Define the detail of your partnership arrangements
The relationship between education provider and employer will often work in a different way to more traditional undergraduate programmes. This is due to the shifting influence of the employer – they supply learners, but are also the funder (and therefore ‘customer’) for apprenticeship programmes.
When developing your partnership arrangements, ensure you:
- strategically position the groups involved, including defining who owns the training;
- secure formal commitment from employers to supply apprentices (and therefore funding) to the programme;
- agree how operational responsibilities for elements of the programme work (for example admissions decisions and allocation of practice experience); and
- make clear how you effectively quality assure practice-based learning at the employer.
Ensure your resources will work for apprentices, alongside any existing learners
As apprentice learners are often in their workplace for the majority of their training, they may consider this institution their ‘home’ institution. Therefore, apprentice learners will often need to be more independent in their learning, and may need support with this. It may be more difficult for apprentices to access support from you, as they will be doing so remotely, or they might be unclear about where to access support. Some learners might also have individual support needs. They may be returning to training after many years. Others may have recently achieved Further Education qualifications and decided to take an employment route into the profession.
The resources you have in place for existing provision may be a good starting point to support apprentices, but you will need to ensure these resources are being used effectively to support both groups of learners.
Ensure your pedagogical approach works with your method of delivery
Apprentice learners spend time in the academic setting and in formal ‘practice placements’. But they also spend time undertaking paid duties at their employer, which is the biggest difference to more traditional undergraduate training models.
To become professionals, apprentices need support to contextualise this work within their training. Therefore, you need to ensure their experience in their place of work and in any formal ‘placements’ helps them to achieve the learning outcomes.
You will need to think differently about how you deliver academic components of the programme.
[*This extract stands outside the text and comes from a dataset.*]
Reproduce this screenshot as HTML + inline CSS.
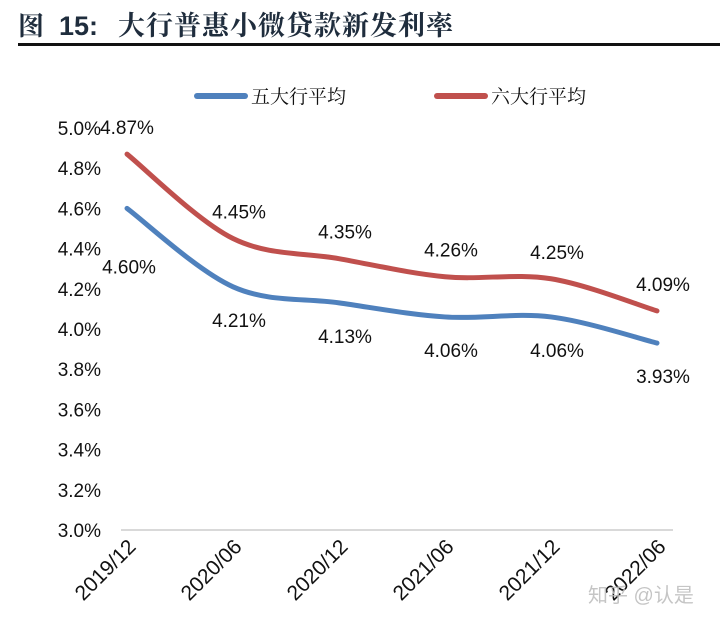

Consider practicalities, such as how to timetable any sessions that will be shared with more traditional learners and the appropriate method of delivery for academic components. You might decide to deliver modular content via e-learning, but this might present challenges, when that content is normally delivered via face-to-face lectures and tutorials.
Align your curriculum and assessment to requirements of the Institute for Apprenticeships and Technical Education, while remaining within HCPC requirements
It can be challenging to integrate the End Point Assessment (EPA) into the programme, if the trailblazer group is taking that assessment approach. When the trailblazer develops the standard and EPA, we feed into the process and provide support so the standard aligns with our regulatory standards.
In our reviews to date, education providers with existing provision were using all or some of the same modules for apprenticeship programmes, or were amending their existing modules in small ways. Almost all providers noted that learning outcomes and assessment strategy would reflect existing programmes.
We need to ensure programmes are assessing that apprentices meet the relevant standards of proficiency, and so need to make programme-level judgements when there are changes in this area.